Chemical Engineering > Thermodynamics > Thermodynamic Processes
Thermodynamic Processes in Chemical Engineering
Thermodynamic processes are integral to the field of chemical engineering, as they describe the transitions and interactions of systems involving heat, work, and internal energy. These processes are governed by the laws of thermodynamics and play a critical role in the design and optimization of various chemical processes and plants.
Fundamental Concepts
To understand thermodynamic processes, one must first grasp some fundamental concepts:
- System and Surroundings: The system is the specific portion of the universe being studied, while the surroundings are everything outside the system.
- State Functions: Properties that depend only on the state of the system, such as temperature (T), pressure (P), volume (V), and internal energy (U).
- Process Variables: These are variables such as heat (Q) and work (W) that describe the energy transfer during a process.
Types of Thermodynamic Processes
- Isothermal Process
- An isothermal process occurs at a constant temperature. For an ideal gas undergoing an isothermal process, the product of pressure and volume remains constant (Boyle’s Law).
- Mathematically, \( P V = \text{constant} \).
- Adiabatic Process
- In an adiabatic process, no heat is exchanged with the surroundings (\( Q = 0 \)). The system’s temperature can change, and the work done affects only the internal energy.
- For an ideal gas, the relation between pressure and volume during an adiabatic process can be expressed as: \[ P V^\gamma = \text{constant} \] where \( \gamma \) (gamma) is the adiabatic index or heat capacity ratio \( \left( \frac{C_p}{C_v} \right) \).
- Isobaric Process
- An isobaric process takes place at constant pressure. The change in volume and the heat exchanged can directly relate through the first law of thermodynamics: \[ Q = \Delta U + P \Delta V \]
- Isochoric Process
- In an isochoric process, the volume remains constant (\( \Delta V = 0 \)), meaning no work is done (\( W = 0 \)).
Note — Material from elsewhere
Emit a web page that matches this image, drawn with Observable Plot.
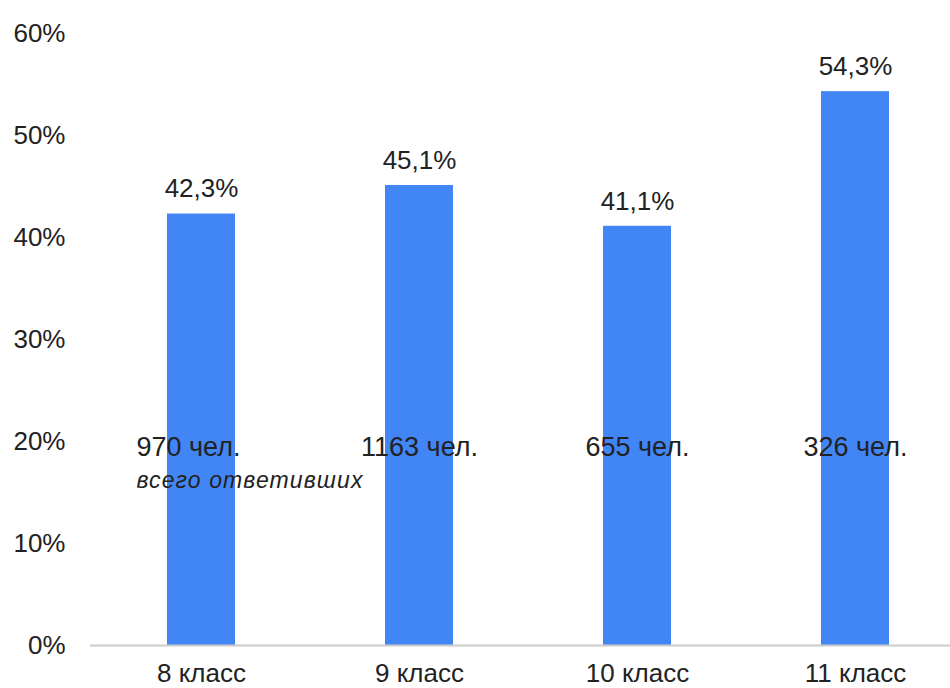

- The heat added to the system changes only the internal energy: \[ Q = \Delta U \]
Application in Chemical Engineering
Thermodynamic processes are crucial in designing reactors, separation units, and energy systems within chemical plants. Engineers must understand these processes to:
- Optimize the efficiency of chemical reactions.
- Design heat exchangers, ensuring effective heat transfer.
- Compute the energy requirements and yields for various processes.
- Simulate chemical processes to predict behavior under different conditions.
For example, in a distillation process, understanding how a vapor-liquid equilibrium is reached under various thermodynamic states can help devise more efficient separating columns. Similarly, in reaction engineering, controlling reaction conditions such as temperature and pressure through appropriate thermodynamic processes ensures optimal yield and safety.
In summary, mastery of thermodynamic processes enables chemical engineers to manipulate and optimize the conditions under which chemical reactions and phase changes occur, ultimately leading to more efficient and safer chemical manufacturing processes.